French inheritance tax is called the droits de succession.
Since the abolition in 2007 of the tax between man and wife and those in a French civil partnership, this whole issue has become less important to international buyers.
Nevertheless, inheritance planning to minimise liability to French inheritance tax for children and other inheritors remains something all owners of French property need to consider.
In this chapter we consider who is liable, the process of making a inheritance declaration and the taxes that may be payable.
3.1. Resident in France or Non-Resident?
Liability to French inheritance tax depends, in the first instance, on the residence status of the deceased and, to a lesser extent, the beneficiary.
3.1.1. Resident in France
Where the deceased was resident for tax purposes in France, all worldwide assets are within the scope of French inheritance tax.
Accordingly, even though a beneficiary may not be resident in France, the whole of the estate is liable to French inheritance tax.
The deceased will be considered to have been ‘resident’ if any of the following three conditions applied:
- If it is considered the deceased had their main home in France;
- If the deceased carried on a professional activity in France, whether self-employed or as an employee;
- If the deceased had their centre of ‘economic interests’ in France e.g. investments, business.
If the deceased spent more than 183 days a year in France then will be deemed to be have been resident.
The final decision on these questions rests with the tax authorities.
Under the terms of most tax treaties between France and other countries only real estate in France is subject to French inheritance tax.
This is the case the case with the UK and other European countries.
So if you own a second home in France, even though you or your inheritors may not be fiscally resident in France it will be subject to French inheritance law and taxes.
However, cash and other moveable property located outside of France will not be liable.
Where there is no tax treaty in place, then where the deceased was not resident for tax purposes the scope of the tax depends on whether or not the beneficiary is considered to have been resident for tax purposes in France at the time of death.

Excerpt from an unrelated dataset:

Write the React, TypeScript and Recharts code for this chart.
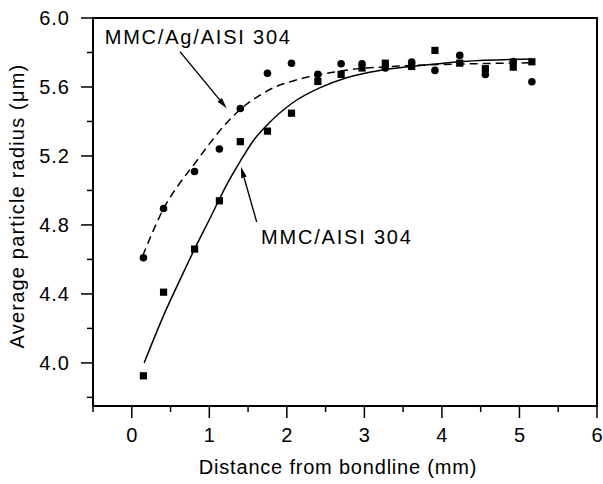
import React from "react";
import {
  ComposedChart,
  Line,
  Scatter,
  XAxis,
  YAxis,
  ReferenceLine,
  ReferenceDot,
} from "recharts";

// measured points (same sampling distances for both joints)
const distanceMm = [0.15, 0.41, 0.81, 1.13, 1.4, 1.75, 2.06, 2.4, 2.7, 2.97, 3.27, 3.61, 3.91, 4.23, 4.56, 4.92, 5.16];
const radiusAg = [4.61, 4.895, 5.11, 5.24, 5.475, 5.68, 5.738, 5.673, 5.735, 5.735, 5.71, 5.744, 5.696, 5.783, 5.673, 5.748, 5.63];
const radiusPlain = [3.925, 4.41, 4.66, 4.94, 5.283, 5.344, 5.448, 5.632, 5.673, 5.71, 5.738, 5.719, 5.812, 5.738, 5.706, 5.715, 5.746];

// fitted curves
const fitAgX = [0.14, 0.28, 0.41, 0.6, 0.81, 1.0, 1.22, 1.4, 1.61, 1.85, 2.08, 2.34, 2.6, 2.9, 3.2, 3.63, 4.2, 4.7, 5.14];
const fitAgY = [4.62, 4.77, 4.895, 5.03, 5.155, 5.27, 5.39, 5.47, 5.54, 5.6, 5.635, 5.665, 5.686, 5.705, 5.715, 5.725, 5.733, 5.737, 5.74];
const fitPlainX = [0.16, 0.425, 0.62, 0.81, 1.0, 1.22, 1.4, 1.57, 1.74, 2.08, 2.43, 2.77, 3.2, 3.63, 4.28, 5.16];
const fitPlainY = [4.0, 4.29, 4.48, 4.66, 4.83, 5.03, 5.17, 5.29, 5.377, 5.51, 5.596, 5.654, 5.696, 5.72, 5.748, 5.762];

const xTicks = [-0.5, 0, 0.5, 1, 1.5, 2, 2.5, 3, 3.5, 4, 4.5, 5, 5.5, 6];
const yTicks = [3.8, 4.0, 4.2, 4.4, 4.6, 4.8, 5.0, 5.2, 5.4, 5.6, 5.8, 6.0];
const xDomain = [-0.5, 6];
const yDomain = [3.75, 6];

const agPoints = distanceMm.map((x, i) => ({ x, y: radiusAg[i] }));
const plainPoints = distanceMm.map((x, i) => ({ x, y: radiusPlain[i] }));
const agFit = fitAgX.map((x, i) => ({ x, y: fitAgY[i] }));
const plainFit = fitPlainX.map((x, i) => ({ x, y: fitPlainY[i] }));

const W = 603;
const H = 484;
const margin = { top: 18, right: 6, left: 0, bottom: 0 };
const yAxisW = 93;
const xAxisH = 78;

const font = "'Liberation Sans', Arial, Helvetica, sans-serif";
const ink = "#000";
const frame = { stroke: ink, strokeWidth: 1.8 };

const XTick = ({ x, y, payload }: any) => {
  const major = Number.isInteger(payload.value);
  return (
    <g>
      <line x1={x} x2={x} y1={y} y2={y + (major ? 12 : 6)} stroke={ink} strokeWidth={1.5} />
      {major && (
        <text x={x} y={y + 36} textAnchor="middle" fontFamily={font} fontSize={20} fill={ink}>
          {payload.value}
        </text>
      )}
    </g>
  );
};

const YTick = ({ x, y, payload }: any) => {
  const major = Math.round(payload.value * 10) % 4 === 0;
  return (
    <g>
      <line x1={x - (major ? 12 : 6)} x2={x} y1={y} y2={y} stroke={ink} strokeWidth={1.5} />
      {major && (
        <text x={x - 23} y={y + 7} textAnchor="end" fontFamily={font} fontSize={20} letterSpacing={1} fill={ink}>
          {payload.value.toFixed(1)}
        </text>
      )}
    </g>
  );
};

const Arrow = ({ x1, y1, x2, y2 }: any) => {
  const a = Math.atan2(y2 - y1, x2 - x1);
  const len = 11;
  const half = 2.8;
  const bx = x2 - len * Math.cos(a);
  const by = y2 - len * Math.sin(a);
  const px = -Math.sin(a) * half;
  const py = Math.cos(a) * half;
  return (
    <g>
      <line x1={x1} y1={y1} x2={bx} y2={by} stroke={ink} strokeWidth={1.4} />
      <polygon points={`${x2},${y2} ${bx + px},${by + py} ${bx - px},${by - py}`} fill={ink} />
    </g>
  );
};

const noteText = (text: string) => (p: any) => (
  <text x={p.cx} y={p.cy} fontFamily={font} fontSize={20} letterSpacing={1.8} fill={ink}>
    {text}
  </text>
);

export default function App() {
  // plot box outline, laid over the chart
  const box = {
    left: margin.left + yAxisW - 1,
    top: margin.top - 1,
    width: W - margin.left - margin.right - yAxisW + 2,
    height: H - margin.top - margin.bottom - xAxisH + 2,
  };
  return (
    <div style={{ position: "absolute", left: 0, top: 0, width: W, height: H, background: "#fff" }}>
      <ComposedChart width={W} height={H} margin={margin}>
        <XAxis
          type="number"
          dataKey="x"
          domain={xDomain}
          ticks={xTicks}
          height={xAxisH}
          tickSize={0}
          tickMargin={0}
          tickLine={false}
          tick={<XTick />}
          axisLine={frame}
          label={{
            value: "Distance from bondline (mm)",
            position: "insideBottom",
            offset: 10,
            dx: -7,
            style: { fontFamily: font, fontSize: 20, fill: ink, letterSpacing: 0.8 },
          }}
        />
        <YAxis
          type="number"
          dataKey="y"
          domain={yDomain}
          ticks={yTicks}
          width={yAxisW}
          tickSize={0}
          tickMargin={0}
          tickLine={false}
          tick={<YTick />}
          axisLine={frame}
          label={{
            content: ({ viewBox }: any) => {
              const cx = viewBox.x + 24;
              const cy = viewBox.y + viewBox.height / 2 - 6;
              return (
                <text
                  x={cx}
                  y={cy}
                  transform={`rotate(-90 ${cx} ${cy})`}
                  textAnchor="middle"
                  fontFamily={font}
                  fontSize={20}
                  letterSpacing={1.2}
                  fill={ink}
                >
                  Average particle radius (μm)
                </text>
              );
            },
          }}
        />

        <Line
          data={agFit}
          dataKey="y"
          type="monotone"
          stroke={ink}
          strokeWidth={1.5}
          strokeDasharray="8 5"
          dot={false}
          activeDot={false}
          isAnimationActive={false}
        />
        <Line
          data={plainFit}
          dataKey="y"
          type="monotone"
          stroke={ink}
          strokeWidth={1.5}
          dot={false}
          activeDot={false}
          isAnimationActive={false}
        />
        <Scatter
          data={agPoints}
          dataKey="y"
          isAnimationActive={false}
          shape={(p: any) => <circle cx={p.cx} cy={p.cy} r={3.8} fill={ink} />}
        />
        <Scatter
          data={plainPoints}
          dataKey="y"
          isAnimationActive={false}
          shape={(p: any) => <rect x={p.cx - 3.6} y={p.cy - 3.6} width={7.2} height={7.2} fill={ink} />}
        />

        <ReferenceLine segment={[{ x: 0.622, y: 5.805 }, { x: 1.224, y: 5.476 }]} shape={<Arrow />} />
        <ReferenceLine segment={[{ x: 1.611, y: 4.818 }, { x: 1.408, y: 5.137 }]} shape={<Arrow />} />
        <ReferenceDot x={-0.349} y={5.852} r={0} shape={noteText("MMC/Ag/AISI 304")} />
        <ReferenceDot x={1.667} y={4.688} r={0} shape={noteText("MMC/AISI 304")} />
      </ComposedChart>
      <div
        style={{
          position: "absolute",
          ...box,
          border: "2px solid #000",
          boxSizing: "border-box",
          pointerEvents: "none",
        }}
      />
    </div>
  );
}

A beneficiary is considered domiciled fiscally in France if they are resident in France and have been resident for at least six years out of the last ten years preceding the death.
All worldwide assets of the deceased are then liable to inheritance tax in France.
3.1.3. UK Domicile
Despite the fact the you may relocate permanently from the UK to France, it may well be that you continue to have a liability for UK inheritance tax, as well as French inheritance tax.
A double taxation treaty that exists between the two countries will ensure that your estate is not taxed twice on the same assets.
However, if you retain 'strong links' with the UK, or if you have been in France less than three years prior to your death, it may well be deemed by the UK tax authorities that you retain UK domicile, and thereby a liability for UK inheritance tax on your worldwide assets.
In practice, if you make it clear through your actions that you have relocated permanently to France the UK authorities are unlikely to take an interest. Only if you want to play games between the French and UK tax authorities about where you have your permanent home can you expect any real difficulties.
Even if you shed your UK domicile you will still be liable for UK inheritance tax for assets that remain in the UK, although if their combined value is less than the UK inheritance tax threshold no liability arises. The current allowance (2018) is £325,000 per person.